## Your goal
Retype the opening lines of the data exactly, stopping after the line that contains "const xTicks = [0, 20, 40, 60, 80, 100];". Skip every picture.

## Stored data
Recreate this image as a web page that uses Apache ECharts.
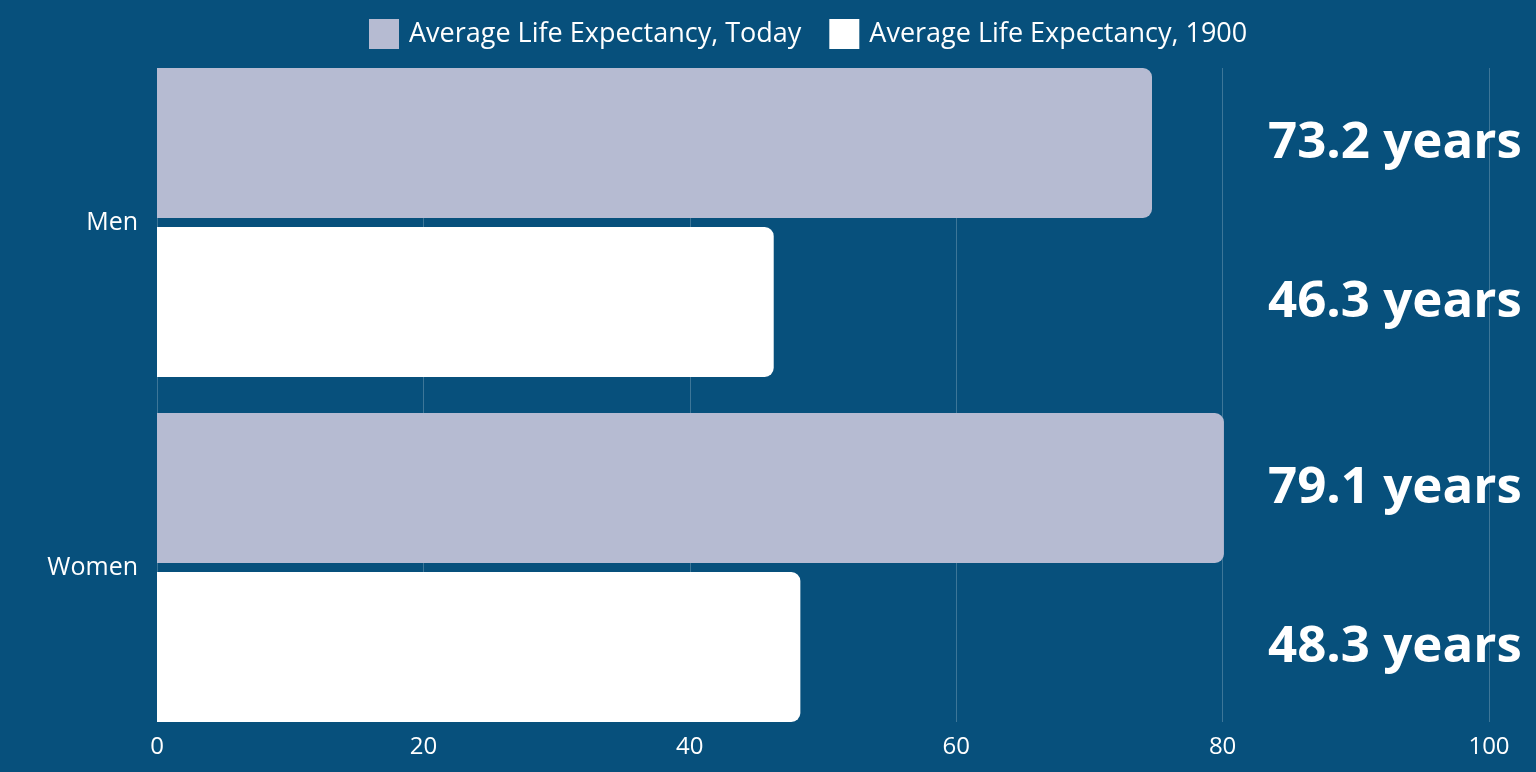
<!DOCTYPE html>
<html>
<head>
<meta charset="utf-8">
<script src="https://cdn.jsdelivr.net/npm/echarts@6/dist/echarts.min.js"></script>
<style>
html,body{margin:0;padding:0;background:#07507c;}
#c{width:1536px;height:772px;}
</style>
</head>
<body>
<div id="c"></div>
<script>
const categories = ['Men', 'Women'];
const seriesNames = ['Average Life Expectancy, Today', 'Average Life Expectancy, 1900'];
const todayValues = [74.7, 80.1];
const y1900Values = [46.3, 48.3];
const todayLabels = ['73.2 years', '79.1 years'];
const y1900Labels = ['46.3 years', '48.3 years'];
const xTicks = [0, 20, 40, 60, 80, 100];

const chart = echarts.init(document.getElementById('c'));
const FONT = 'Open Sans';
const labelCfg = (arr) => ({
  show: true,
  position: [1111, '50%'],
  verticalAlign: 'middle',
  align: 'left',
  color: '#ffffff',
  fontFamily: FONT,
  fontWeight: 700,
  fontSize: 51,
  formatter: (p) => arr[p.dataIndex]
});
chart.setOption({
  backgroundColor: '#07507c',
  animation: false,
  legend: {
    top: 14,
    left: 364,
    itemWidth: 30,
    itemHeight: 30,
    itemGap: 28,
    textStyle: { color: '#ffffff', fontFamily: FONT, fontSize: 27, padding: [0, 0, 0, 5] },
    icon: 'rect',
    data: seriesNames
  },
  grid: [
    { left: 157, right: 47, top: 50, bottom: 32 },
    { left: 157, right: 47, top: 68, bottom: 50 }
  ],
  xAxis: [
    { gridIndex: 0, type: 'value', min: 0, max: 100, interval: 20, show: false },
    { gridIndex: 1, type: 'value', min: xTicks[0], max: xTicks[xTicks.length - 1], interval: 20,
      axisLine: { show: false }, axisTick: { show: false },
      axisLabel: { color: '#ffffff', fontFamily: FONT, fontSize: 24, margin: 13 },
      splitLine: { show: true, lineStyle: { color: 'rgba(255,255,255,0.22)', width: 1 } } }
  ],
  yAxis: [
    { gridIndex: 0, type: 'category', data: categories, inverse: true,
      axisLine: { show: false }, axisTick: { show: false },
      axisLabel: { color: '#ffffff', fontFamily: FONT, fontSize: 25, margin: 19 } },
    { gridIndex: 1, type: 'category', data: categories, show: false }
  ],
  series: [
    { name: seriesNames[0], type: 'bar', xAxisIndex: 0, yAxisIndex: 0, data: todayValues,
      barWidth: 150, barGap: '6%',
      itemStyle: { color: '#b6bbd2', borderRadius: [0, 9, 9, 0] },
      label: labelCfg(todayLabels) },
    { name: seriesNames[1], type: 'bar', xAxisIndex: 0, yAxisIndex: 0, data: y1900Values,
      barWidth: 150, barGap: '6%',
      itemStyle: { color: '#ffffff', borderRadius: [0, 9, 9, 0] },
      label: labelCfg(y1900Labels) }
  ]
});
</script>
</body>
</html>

## Output for this exercise
Recreate this image as a web page that uses Apache ECharts.
<!DOCTYPE html>
<html>
<head>
<meta charset="utf-8">
<script src="https://cdn.jsdelivr.net/npm/echarts@6/dist/echarts.min.js"></script>
<style>
html,body{margin:0;padding:0;background:#07507c;}
#c{width:1536px;height:772px;}
</style>
</head>
<body>
<div id="c"></div>
<script>
const categories = ['Men', 'Women'];
const seriesNames = ['Average Life Expectancy, Today', 'Average Life Expectancy, 1900'];
const todayValues = [74.7, 80.1];
const y1900Values = [46.3, 48.3];
const todayLabels = ['73.2 years', '79.1 years'];
const y1900Labels = ['46.3 years', '48.3 years'];
const xTicks = [0, 20, 40, 60, 80, 100];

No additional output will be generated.